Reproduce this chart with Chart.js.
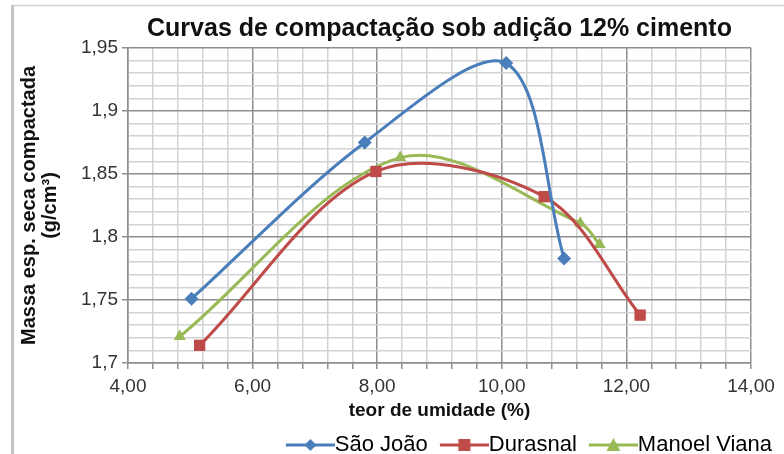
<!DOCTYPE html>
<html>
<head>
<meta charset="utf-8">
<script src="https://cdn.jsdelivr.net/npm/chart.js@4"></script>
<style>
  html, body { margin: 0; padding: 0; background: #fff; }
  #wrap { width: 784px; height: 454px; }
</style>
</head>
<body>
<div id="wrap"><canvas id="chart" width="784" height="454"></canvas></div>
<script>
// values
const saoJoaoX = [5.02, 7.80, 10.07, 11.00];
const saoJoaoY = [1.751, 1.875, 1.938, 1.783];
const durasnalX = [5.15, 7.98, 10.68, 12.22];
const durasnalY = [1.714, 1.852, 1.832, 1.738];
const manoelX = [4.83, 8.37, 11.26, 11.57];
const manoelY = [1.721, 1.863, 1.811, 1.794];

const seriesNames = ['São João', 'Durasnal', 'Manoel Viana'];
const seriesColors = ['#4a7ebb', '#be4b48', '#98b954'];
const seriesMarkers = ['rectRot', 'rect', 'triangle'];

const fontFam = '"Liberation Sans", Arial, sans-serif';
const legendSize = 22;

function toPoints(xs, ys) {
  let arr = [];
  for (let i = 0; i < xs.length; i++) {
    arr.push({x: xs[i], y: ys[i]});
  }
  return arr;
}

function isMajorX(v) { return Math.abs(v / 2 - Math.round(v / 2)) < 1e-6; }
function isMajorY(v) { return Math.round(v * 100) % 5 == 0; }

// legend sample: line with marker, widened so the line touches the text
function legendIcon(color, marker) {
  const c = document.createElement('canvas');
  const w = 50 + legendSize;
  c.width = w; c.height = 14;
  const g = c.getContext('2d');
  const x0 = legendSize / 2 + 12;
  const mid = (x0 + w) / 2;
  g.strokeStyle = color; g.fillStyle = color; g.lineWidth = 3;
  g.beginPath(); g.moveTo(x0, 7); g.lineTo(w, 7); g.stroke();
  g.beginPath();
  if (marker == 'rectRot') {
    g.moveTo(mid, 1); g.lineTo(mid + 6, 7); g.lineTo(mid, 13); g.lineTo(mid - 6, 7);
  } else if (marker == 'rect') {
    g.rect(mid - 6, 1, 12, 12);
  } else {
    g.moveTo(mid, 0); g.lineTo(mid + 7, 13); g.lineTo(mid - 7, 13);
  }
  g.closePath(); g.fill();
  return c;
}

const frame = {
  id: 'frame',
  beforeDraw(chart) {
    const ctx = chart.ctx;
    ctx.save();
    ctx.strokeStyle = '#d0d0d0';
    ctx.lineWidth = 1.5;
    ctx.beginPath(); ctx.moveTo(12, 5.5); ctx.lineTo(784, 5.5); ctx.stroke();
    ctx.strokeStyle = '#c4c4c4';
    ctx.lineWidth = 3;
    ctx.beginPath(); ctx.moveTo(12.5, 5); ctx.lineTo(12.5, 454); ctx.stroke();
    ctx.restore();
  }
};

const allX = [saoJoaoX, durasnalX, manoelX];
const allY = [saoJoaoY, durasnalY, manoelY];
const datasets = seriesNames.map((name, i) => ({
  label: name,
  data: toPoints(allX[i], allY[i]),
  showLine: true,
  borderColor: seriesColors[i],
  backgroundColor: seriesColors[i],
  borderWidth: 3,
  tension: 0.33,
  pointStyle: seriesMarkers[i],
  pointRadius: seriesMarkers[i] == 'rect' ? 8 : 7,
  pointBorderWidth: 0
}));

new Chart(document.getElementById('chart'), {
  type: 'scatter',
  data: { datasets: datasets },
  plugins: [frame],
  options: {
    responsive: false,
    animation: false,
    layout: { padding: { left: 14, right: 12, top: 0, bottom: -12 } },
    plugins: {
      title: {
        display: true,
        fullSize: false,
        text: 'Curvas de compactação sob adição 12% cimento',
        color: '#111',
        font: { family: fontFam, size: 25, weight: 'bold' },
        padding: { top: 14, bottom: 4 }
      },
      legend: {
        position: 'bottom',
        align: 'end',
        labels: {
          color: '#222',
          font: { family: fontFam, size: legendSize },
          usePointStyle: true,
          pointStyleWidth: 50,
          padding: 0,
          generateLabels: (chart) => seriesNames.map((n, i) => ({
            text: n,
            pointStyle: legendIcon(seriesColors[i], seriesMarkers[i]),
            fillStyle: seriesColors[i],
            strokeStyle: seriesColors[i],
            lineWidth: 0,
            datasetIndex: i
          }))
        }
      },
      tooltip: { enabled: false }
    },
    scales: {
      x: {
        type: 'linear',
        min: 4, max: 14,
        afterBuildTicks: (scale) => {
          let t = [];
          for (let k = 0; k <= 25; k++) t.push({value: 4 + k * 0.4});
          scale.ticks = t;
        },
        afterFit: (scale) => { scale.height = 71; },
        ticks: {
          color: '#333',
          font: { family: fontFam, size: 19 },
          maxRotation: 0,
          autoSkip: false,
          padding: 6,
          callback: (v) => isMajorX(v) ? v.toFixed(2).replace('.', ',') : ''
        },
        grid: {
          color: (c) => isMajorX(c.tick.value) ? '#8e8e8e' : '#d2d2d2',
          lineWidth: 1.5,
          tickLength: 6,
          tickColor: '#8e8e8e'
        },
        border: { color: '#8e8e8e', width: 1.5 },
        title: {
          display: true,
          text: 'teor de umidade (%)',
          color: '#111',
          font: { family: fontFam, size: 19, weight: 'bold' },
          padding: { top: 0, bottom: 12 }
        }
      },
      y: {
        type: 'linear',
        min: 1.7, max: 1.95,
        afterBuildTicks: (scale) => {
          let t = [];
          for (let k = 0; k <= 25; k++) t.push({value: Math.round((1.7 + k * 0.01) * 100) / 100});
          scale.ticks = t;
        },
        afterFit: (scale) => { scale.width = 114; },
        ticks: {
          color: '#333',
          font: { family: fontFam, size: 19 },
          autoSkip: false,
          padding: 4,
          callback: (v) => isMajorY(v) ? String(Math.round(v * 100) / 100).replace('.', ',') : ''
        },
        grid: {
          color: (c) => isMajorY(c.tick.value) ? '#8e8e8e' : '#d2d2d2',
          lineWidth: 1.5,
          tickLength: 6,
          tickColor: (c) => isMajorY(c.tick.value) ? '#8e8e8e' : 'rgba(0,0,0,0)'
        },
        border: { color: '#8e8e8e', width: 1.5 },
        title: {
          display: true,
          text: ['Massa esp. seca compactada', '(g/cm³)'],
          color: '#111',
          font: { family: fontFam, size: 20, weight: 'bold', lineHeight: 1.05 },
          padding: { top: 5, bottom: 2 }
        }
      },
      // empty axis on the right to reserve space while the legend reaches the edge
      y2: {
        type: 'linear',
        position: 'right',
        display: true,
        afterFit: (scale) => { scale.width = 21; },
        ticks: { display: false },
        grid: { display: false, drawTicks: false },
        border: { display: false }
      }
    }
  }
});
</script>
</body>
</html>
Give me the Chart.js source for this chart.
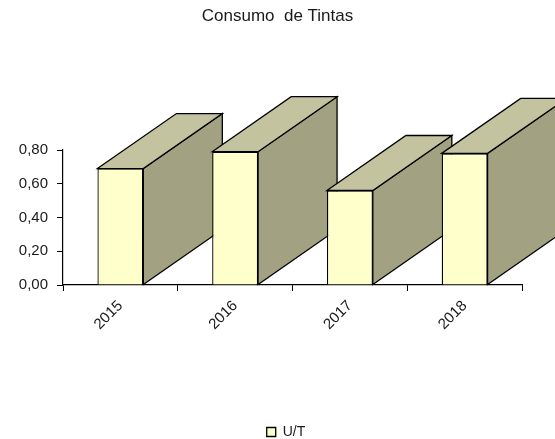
····················
> WHAT THE EXERCISE ASKS
Leave the pictures out, and print every line of the listing exactly as written.

> SOLUTION TO THE EXERCISE
Reproduce this chart with Chart.js.
<!DOCTYPE html>
<html>
<head>
<meta charset="utf-8">
<script src="https://cdn.jsdelivr.net/npm/chart.js@4"></script>
<style>
  html, body { margin: 0; padding: 0; background: #fff; }
  #wrap { width: 784px; height: 454px; }
</style>
</head>
<body>
<div id="wrap"><canvas id="chart" width="784" height="454"></canvas></div>
<script>
// values
const saoJoaoX = [5.02, 7.80, 10.07, 11.00];
const saoJoaoY = [1.751, 1.875, 1.938, 1.783];
const durasnalX = [5.15, 7.98, 10.68, 12.22];
const durasnalY = [1.714, 1.852, 1.832, 1.738];
const manoelX = [4.83, 8.37, 11.26, 11.57];
const manoelY = [1.721, 1.863, 1.811, 1.794];

const seriesNames = ['São João', 'Durasnal', 'Manoel Viana'];
const seriesColors = ['#4a7ebb', '#be4b48', '#98b954'];
const seriesMarkers = ['rectRot', 'rect', 'triangle'];

const fontFam = '"Liberation Sans", Arial, sans-serif';
const legendSize = 22;

function toPoints(xs, ys) {
  let arr = [];
  for (let i = 0; i < xs.length; i++) {
    arr.push({x: xs[i], y: ys[i]});
  }
  return arr;
}

function isMajorX(v) { return Math.abs(v / 2 - Math.round(v / 2)) < 1e-6; }
function isMajorY(v) { return Math.round(v * 100) % 5 == 0; }

// legend sample: line with marker, widened so the line touches the text
function legendIcon(color, marker) {
  const c = document.createElement('canvas');
  const w = 50 + legendSize;
  c.width = w; c.height = 14;
  const g = c.getContext('2d');
  const x0 = legendSize / 2 + 12;
  const mid = (x0 + w) / 2;
  g.strokeStyle = color; g.fillStyle = color; g.lineWidth = 3;
  g.beginPath(); g.moveTo(x0, 7); g.lineTo(w, 7); g.stroke();
  g.beginPath();
  if (marker == 'rectRot') {
    g.moveTo(mid, 1); g.lineTo(mid + 6, 7); g.lineTo(mid, 13); g.lineTo(mid - 6, 7);
  } else if (marker == 'rect') {
    g.rect(mid - 6, 1, 12, 12);
  } else {
    g.moveTo(mid, 0); g.lineTo(mid + 7, 13); g.lineTo(mid - 7, 13);
  }
  g.closePath(); g.fill();
  return c;
}

const frame = {
  id: 'frame',
  beforeDraw(chart) {
    const ctx = chart.ctx;
    ctx.save();
    ctx.strokeStyle = '#d0d0d0';
    ctx.lineWidth = 1.5;
    ctx.beginPath(); ctx.moveTo(12, 5.5); ctx.lineTo(784, 5.5); ctx.stroke();
    ctx.strokeStyle = '#c4c4c4';
    ctx.lineWidth = 3;
    ctx.beginPath(); ctx.moveTo(12.5, 5); ctx.lineTo(12.5, 454); ctx.stroke();
    ctx.restore();
  }
};

const allX = [saoJoaoX, durasnalX, manoelX];
const allY = [saoJoaoY, durasnalY, manoelY];
const datasets = seriesNames.map((name, i) => ({
  label: name,
  data: toPoints(allX[i], allY[i]),
  showLine: true,
  borderColor: seriesColors[i],
  backgroundColor: seriesColors[i],
  borderWidth: 3,
  tension: 0.33,
  pointStyle: seriesMarkers[i],
  pointRadius: seriesMarkers[i] == 'rect' ? 8 : 7,
  pointBorderWidth: 0
}));

new Chart(document.getElementById('chart'), {
  type: 'scatter',
  data: { datasets: datasets },
  plugins: [frame],
  options: {
    responsive: false,
    animation: false,
    layout: { padding: { left: 14, right: 12, top: 0, bottom: -12 } },
    plugins: {
      title: {
        display: true,
        fullSize: false,
        text: 'Curvas de compactação sob adição 12% cimento',
        color: '#111',
        font: { family: fontFam, size: 25, weight: 'bold' },
        padding: { top: 14, bottom: 4 }
      },
      legend: {
        position: 'bottom',
        align: 'end',
        labels: {
          color: '#222',
          font: { family: fontFam, size: legendSize },
          usePointStyle: true,
          pointStyleWidth: 50,
          padding: 0,
          generateLabels: (chart) => seriesNames.map((n, i) => ({
            text: n,
            pointStyle: legendIcon(seriesColors[i], seriesMarkers[i]),
            fillStyle: seriesColors[i],
            strokeStyle: seriesColors[i],
            lineWidth: 0,
            datasetIndex: i
          }))
        }
      },
      tooltip: { enabled: false }
    },
    scales: {
      x: {
        type: 'linear',
        min: 4, max: 14,
        afterBuildTicks: (scale) => {
          let t = [];
          for (let k = 0; k <= 25; k++) t.push({value: 4 + k * 0.4});
          scale.ticks = t;
        },
        afterFit: (scale) => { scale.height = 71; },
        ticks: {
          color: '#333',
          font: { family: fontFam, size: 19 },
          maxRotation: 0,
          autoSkip: false,
          padding: 6,
          callback: (v) => isMajorX(v) ? v.toFixed(2).replace('.', ',') : ''
        },
        grid: {
          color: (c) => isMajorX(c.tick.value) ? '#8e8e8e' : '#d2d2d2',
          lineWidth: 1.5,
          tickLength: 6,
          tickColor: '#8e8e8e'
        },
        border: { color: '#8e8e8e', width: 1.5 },
        title: {
          display: true,
          text: 'teor de umidade (%)',
          color: '#111',
          font: { family: fontFam, size: 19, weight: 'bold' },
          padding: { top: 0, bottom: 12 }
        }
      },
      y: {
        type: 'linear',
        min: 1.7, max: 1.95,
        afterBuildTicks: (scale) => {
          let t = [];
          for (let k = 0; k <= 25; k++) t.push({value: Math.round((1.7 + k * 0.01) * 100) / 100});
          scale.ticks = t;
        },
        afterFit: (scale) => { scale.width = 114; },
        ticks: {
          color: '#333',
          font: { family: fontFam, size: 19 },
          autoSkip: false,
          padding: 4,
          callback: (v) => isMajorY(v) ? String(Math.round(v * 100) / 100).replace('.', ',') : ''
        },
        grid: {
          color: (c) => isMajorY(c.tick.value) ? '#8e8e8e' : '#d2d2d2',
          lineWidth: 1.5,
          tickLength: 6,
          tickColor: (c) => isMajorY(c.tick.value) ? '#8e8e8e' : 'rgba(0,0,0,0)'
        },
        border: { color: '#8e8e8e', width: 1.5 },
        title: {
          display: true,
          text: ['Massa esp. seca compactada', '(g/cm³)'],
          color: '#111',
          font: { family: fontFam, size: 20, weight: 'bold', lineHeight: 1.05 },
          padding: { top: 5, bottom: 2 }
        }
      },
      // empty axis on the right to reserve space while the legend reaches the edge
      y2: {
        type: 'linear',
        position: 'right',
        display: true,
        afterFit: (scale) => { scale.width = 21; },
        ticks: { display: false },
        grid: { display: false, drawTicks: false },
        border: { display: false }
      }
    }
  }
});
</script>
</body>
</html>
Give me the Chart.js source for this chart.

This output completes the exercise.